In the Black: Chinese Politicians Cling to their Youth

china hair

Either for maintaining a  youthful image or political unity, masking one’s silvering mane has become a hot  issue for China’s political leaders- especially when there is a refusal to dye.

After this month’s televised Communist Party Congress, it wasn’t the discussions that made headlines around the world, it was former Premier Zhu Rongji’s hair.  Rongji’s refusal to dye his hair black seems to have sparked much controversy than his policies.  It’s almost an unwritten rule that China’s political leaders should have black hair. Even newly elected President Xi Jinping budgeted the party’s hair dye in exchange for cutting government spending on banquets, floral arrangements, and alcohol consumption.

For some commentators, it  seems rather vain and indulgent for these older politicians to care about having glossy black hair, but the  values of these Chinese leaders are mirrored in wider society.  Young Chinese makes comments such as, “ I don’t want to see my leader with grey hair.  It will make them look old…like he’s about to die!”  An aging worker is less likely to be promoted, and more likely to be replaced with a younger worker, and  China’s huge youthful cohort  (nearly three in five citizens are under 39 years old) has prompted widespread anxieties for older workers, fearful of ageist dismissal.

newly elected President Xi Jinping budgeted the party’s hair dye in exchange for cutting government spending on banquets, floral arrangements, and alcohol consumption.

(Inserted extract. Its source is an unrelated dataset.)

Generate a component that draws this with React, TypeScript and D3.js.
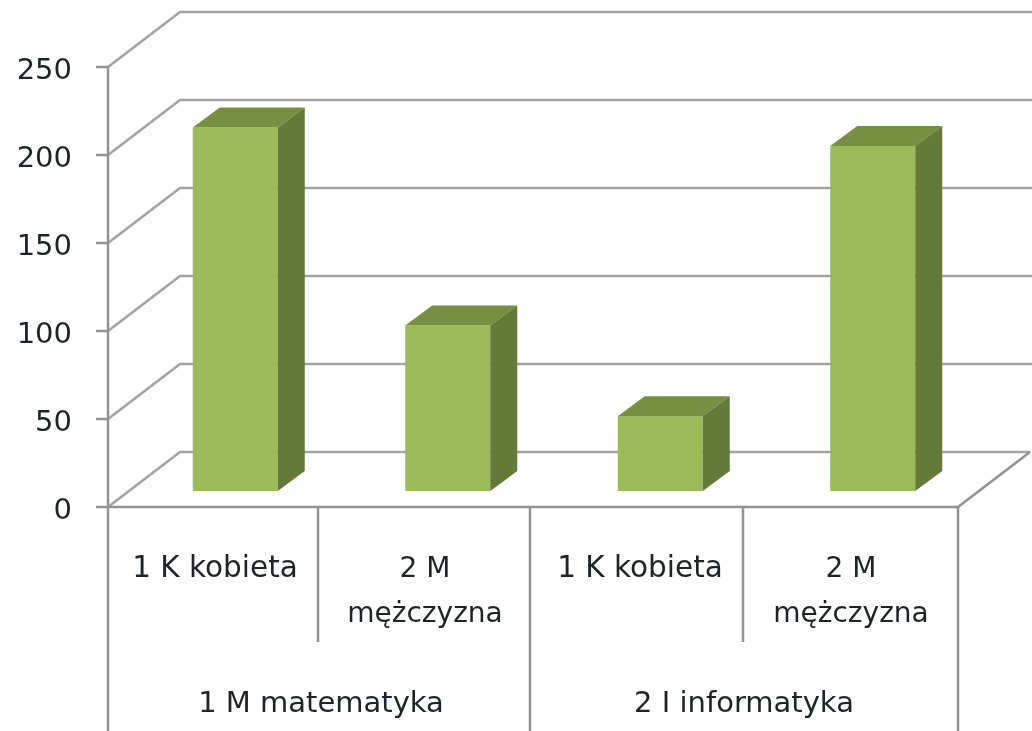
import React from "react";
import * as d3 from "d3";

const categories = ["1 K kobieta", "2 M mężczyzna", "1 K kobieta", "2 M mężczyzna"];
const values = [206.5, 94, 42.5, 196];
const ticks = [0, 50, 100, 150, 200, 250];
const groups = ["1 M matematyka", "2 I informatyka"];

const grid = "#a3a3a3";
const axisC = "#929292";
const ink = "#1f2328";
const font = "'DejaVu Sans', sans-serif";

export default function App() {
  const x0 = 108, x1 = 958, dx = 72, dy = 55;
  const base = 507;
  const y = d3.scaleLinear().domain([0, 250]).range([base, 67]);
  const band = d3.scaleBand<number>().domain([0, 1, 2, 3]).range([x0, x1]);
  const w = 85, ddx = 27, ddy = 20;
  const barBase = 491;
  const yb = d3.scaleLinear().domain([0, 250]).range([barBase, barBase - (base - 67)]);
  const catX = [215, 425, 640, 851];
  const catSize = [29.5, 28, 29.5, 28];
  const groupX = [321, 744];
  return (
    <svg width={1032} height={731} style={{ position: "absolute", left: 0, top: 0, background: "#fff", filter: "blur(0.6px)" }} fontFamily={font}>
      {ticks.map((t) => {
        const Y = y(t);
        return (
          <g key={t}>
            <path d={`M${x0},${Y}L${x0 + dx},${Y - dy}L${t === 0 ? x1 + dx : 1032},${Y - dy}`} fill="none" stroke={grid} strokeWidth={2.5} />
            <line x1={x0 - 12} x2={x0} y1={Y} y2={Y} stroke={axisC} strokeWidth={2.5} />
            <text x={72} y={Y + 12} fontSize={29} textAnchor="end" fill={ink}>{t}</text>
          </g>
        );
      })}
      <line x1={x0} x2={x0} y1={y(250)} y2={731} stroke={axisC} strokeWidth={2.5} />
      <path d={`M${x0},${base}L${x1},${base}L${x1 + dx},${base - dy}`} fill="none" stroke={axisC} strokeWidth={2.5} />
      <line x1={318} x2={318} y1={base} y2={642} stroke={axisC} strokeWidth={2.5} />
      <line x1={530} x2={530} y1={base} y2={731} stroke={axisC} strokeWidth={2.5} />
      <line x1={743} x2={743} y1={base} y2={642} stroke={axisC} strokeWidth={2.5} />
      <line x1={x1} x2={x1} y1={base} y2={731} stroke={axisC} strokeWidth={2.5} />
      {values.map((v, i) => {
        const cx = band(i)! + band.bandwidth() / 2 + 21;
        const l = cx - w / 2;
        const r = l + w;
        const top = yb(v);
        return (
          <g key={i}>
            <rect x={l} y={top} width={w} height={barBase - top} fill="#9bbb59" />
            <polygon points={`${l},${top} ${l + ddx},${top - ddy} ${r + ddx},${top - ddy} ${r},${top}`} fill="#768f41" />
            <polygon points={`${r},${top} ${r + ddx},${top - ddy} ${r + ddx},${barBase - ddy} ${r},${barBase}`} fill="#647a38" />
          </g>
        );
      })}
      {categories.map((c, i) => {
        const parts = c.startsWith("2 M") ? ["2 M", "mężczyzna"] : [c];
        return (
          <text key={i} textAnchor="middle" fontSize={catSize[i]} fill={ink}>
            {parts.map((p, j) => (
              <tspan key={j} x={catX[i]} y={577 + j * 45}>{p}</tspan>
            ))}
          </text>
        );
      })}
      {groups.map((g, i) => (
        <text key={g} x={groupX[i]} y={712} textAnchor="middle" fontSize={29} fill={ink}>{g}</text>
      ))}
    </svg>
  );
}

In a country that ostensibly respects the Confucian tradition to “not presume to injure or wound” the hair and skin inherited from our parents, the helmets of black hair in China’s parliament may be theorized to represent political conformity.  When politicians don their ‘uniform’ of dark suits, red ties, and glossy black hair, it represents a devaluation of the individual in favor of the party.  Jeremy Goldkorn explains, “China’s top leaders are also trying to play down their differences in order to emphasize the stability of the Communist Party.”  Steve Tsang, professor at the School of Contemporary Chinese Studies at the University of Nottingham further explains, “the Communist Party is one of the most disciplined institutions ever devised by humankind.  Not a lot at that level happens purely by accident.”